**Data provided**
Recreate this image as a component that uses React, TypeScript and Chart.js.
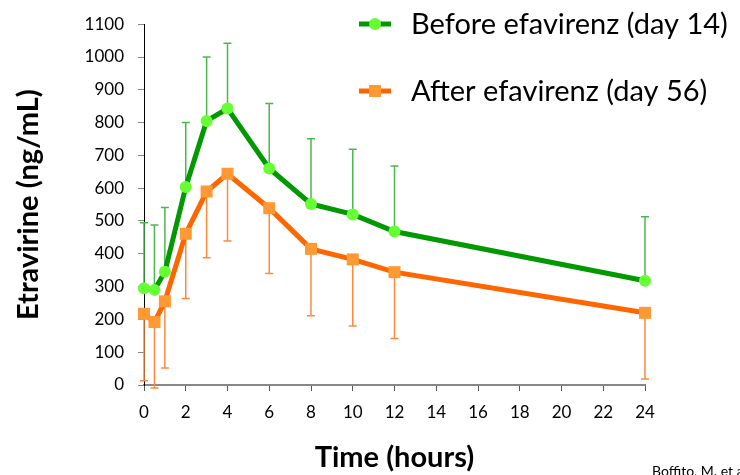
import React, { useEffect, useRef } from "react";
import { Chart, registerables } from "chart.js";

Chart.register(...registerables);

const hours = [0, 0.5, 1, 2, 3, 4, 6, 8, 10, 12, 24];
const beforeMean = [295, 290, 345, 604, 805, 843, 660, 552, 520, 468, 318];
const beforeUpper = [495, 488, 541, 800, 1000, 1042, 858, 751, 719, 668, 513];
const afterMean = [217, 192, 255, 461, 590, 644, 539, 415, 383, 344, 220];
const afterLower = [13, -9, 52, 264, 388, 439, 340, 211, 180, 142, 18];

const xTicksMin = 0;
const xTicksMax = 24;
const xStep = 2;
const yMin = 0;
const yMax = 1100;
const yStep = 100;

const seriesNames = ["Before efavirenz (day 14)", "After efavirenz (day 56)"];
const footnote = "Boffito, M. et al.";

const FONT = "Lato, 'Open Sans', sans-serif";

const errorBarPlugin = {
  id: "errorBars",
  beforeDatasetsDraw(chart: any) {
    const { ctx, scales } = chart;
    const xs = scales.x;
    const ys = scales.y;
    ctx.save();
    const draw = (ends: number[], means: number[], color: string) => {
      ctx.strokeStyle = color;
      ctx.lineWidth = 1.5;
      for (let i = 0; i < hours.length; i++) {
        const px = xs.getPixelForValue(hours[i]);
        const py0 = ys.getPixelForValue(means[i]);
        const py1 = ys.getPixelForValue(ends[i]);
        ctx.beginPath();
        ctx.moveTo(px, py0);
        ctx.lineTo(px, py1);
        ctx.moveTo(px - 4, py1);
        ctx.lineTo(px + 4, py1);
        ctx.stroke();
      }
    };
    draw(beforeUpper, beforeMean, "#4cb84c");
    draw(afterLower, afterMean, "#ff8a3d");
    ctx.restore();
  },
};

const legendPlugin = {
  id: "customLegend",
  afterDraw(chart: any) {
    const { ctx } = chart;
    ctx.save();
    const items = [
      { name: seriesNames[0], line: "#009900", fill: "#66ff33", style: "circle", y: 24 },
      { name: seriesNames[1], line: "#ff6600", fill: "#ff9933", style: "rect", y: 91 },
    ];
    for (const it of items) {
      ctx.strokeStyle = it.line;
      ctx.lineWidth = 5;
      ctx.beginPath();
      ctx.moveTo(359, it.y);
      ctx.lineTo(391, it.y);
      ctx.stroke();
      ctx.fillStyle = it.fill;
      if (it.style === "circle") {
        ctx.beginPath();
        ctx.arc(375, it.y, 6, 0, Math.PI * 2);
        ctx.fill();
      } else {
        ctx.fillRect(369, it.y - 6, 12, 12);
      }
      ctx.fillStyle = "#000";
      ctx.font = `29px ${FONT}`;
      ctx.textBaseline = "middle";
      ctx.textAlign = "left";
      ctx.fillText(it.name, 411, it.y + 1);
    }
    ctx.font = `14px ${FONT}`;
    ctx.fillStyle = "#000";
    ctx.textBaseline = "alphabetic";
    ctx.fillText(footnote, 652, 476);
    ctx.restore();
  },
};

export default function App() {
  const ref = useRef<HTMLCanvasElement>(null);
  useEffect(() => {
    if (!ref.current) return;
    const chart = new Chart(ref.current, {
      type: "line",
      data: {
        datasets: [
          {
            label: seriesNames[0],
            data: hours.map((h, i) => ({ x: h, y: beforeMean[i] })),
            borderColor: "#009900",
            borderWidth: 5,
            pointStyle: "circle",
            pointRadius: 6,
            pointBackgroundColor: "#66ff33",
            pointBorderWidth: 0,
            clip: false,
          },
          {
            label: seriesNames[1],
            data: hours.map((h, i) => ({ x: h, y: afterMean[i] })),
            borderColor: "#ff6600",
            borderWidth: 5,
            pointStyle: "rect",
            pointRadius: 8.5,
            pointBackgroundColor: "#ff9933",
            pointBorderWidth: 0,
            clip: false,
          },
        ],
      },
      options: {
        animation: false,
        responsive: true,
        maintainAspectRatio: false,
        layout: { padding: { left: 0, right: 95, top: 19, bottom: 0 } },
        plugins: { legend: { display: false }, tooltip: { enabled: false } },
        scales: {
          x: {
            type: "linear",
            min: xTicksMin,
            max: xTicksMax,
            ticks: {
              stepSize: xStep,
              color: "#000",
              font: { family: FONT, size: 17 },
              padding: 11,
              maxRotation: 0,
              callback: (v: any) => String(v),
            },
            grid: { display: true, drawOnChartArea: false, drawTicks: true, tickLength: 6, tickColor: "#555" },
            border: { display: true, color: "#888", width: 2 },
            title: {
              display: true,
              text: "Time (hours)",
              color: "#000",
              font: { family: FONT, size: 29, weight: "bold" },
              padding: { top: 0, bottom: 0 },
            },
            afterFit(scale: any) {
              scale.height = 90;
            },
          },
          y: {
            type: "linear",
            min: yMin,
            max: yMax,
            ticks: {
              stepSize: yStep,
              color: "#000",
              font: { family: FONT, size: 17 },
              padding: 14,
              callback: (v: any) => String(v),
            },
            grid: { display: true, drawOnChartArea: false, drawTicks: true, tickLength: 6, tickColor: "#888" },
            border: { display: true, color: "#000", width: 1 },
            title: {
              display: true,
              text: "Etravirine (ng/mL)",
              color: "#000",
              font: { family: FONT, size: 29, weight: "bold" },
              padding: { top: 11, bottom: 0 },
            },
            afterFit(scale: any) {
              scale.width = 144;
            },
          },
        },
      },
      plugins: [errorBarPlugin, legendPlugin],
    });
    return () => chart.destroy();
  }, []);
  return (
    <div style={{ position: "absolute", left: 0, top: 0, width: 740, height: 475 }}>
      <canvas ref={ref} />
    </div>
  );
}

**The problem**
Reproduce exactly the run of lines that opens the listing and closes with the line holding "const yStep = 100;". Pictures are excluded.

**Exercise response**
Recreate this image as a component that uses React, TypeScript and Chart.js.
import React, { useEffect, useRef } from "react";
import { Chart, registerables } from "chart.js";

Chart.register(...registerables);

const hours = [0, 0.5, 1, 2, 3, 4, 6, 8, 10, 12, 24];
const beforeMean = [295, 290, 345, 604, 805, 843, 660, 552, 520, 468, 318];
const beforeUpper = [495, 488, 541, 800, 1000, 1042, 858, 751, 719, 668, 513];
const afterMean = [217, 192, 255, 461, 590, 644, 539, 415, 383, 344, 220];
const afterLower = [13, -9, 52, 264, 388, 439, 340, 211, 180, 142, 18];

const xTicksMin = 0;
const xTicksMax = 24;
const xStep = 2;
const yMin = 0;
const yMax = 1100;
const yStep = 100;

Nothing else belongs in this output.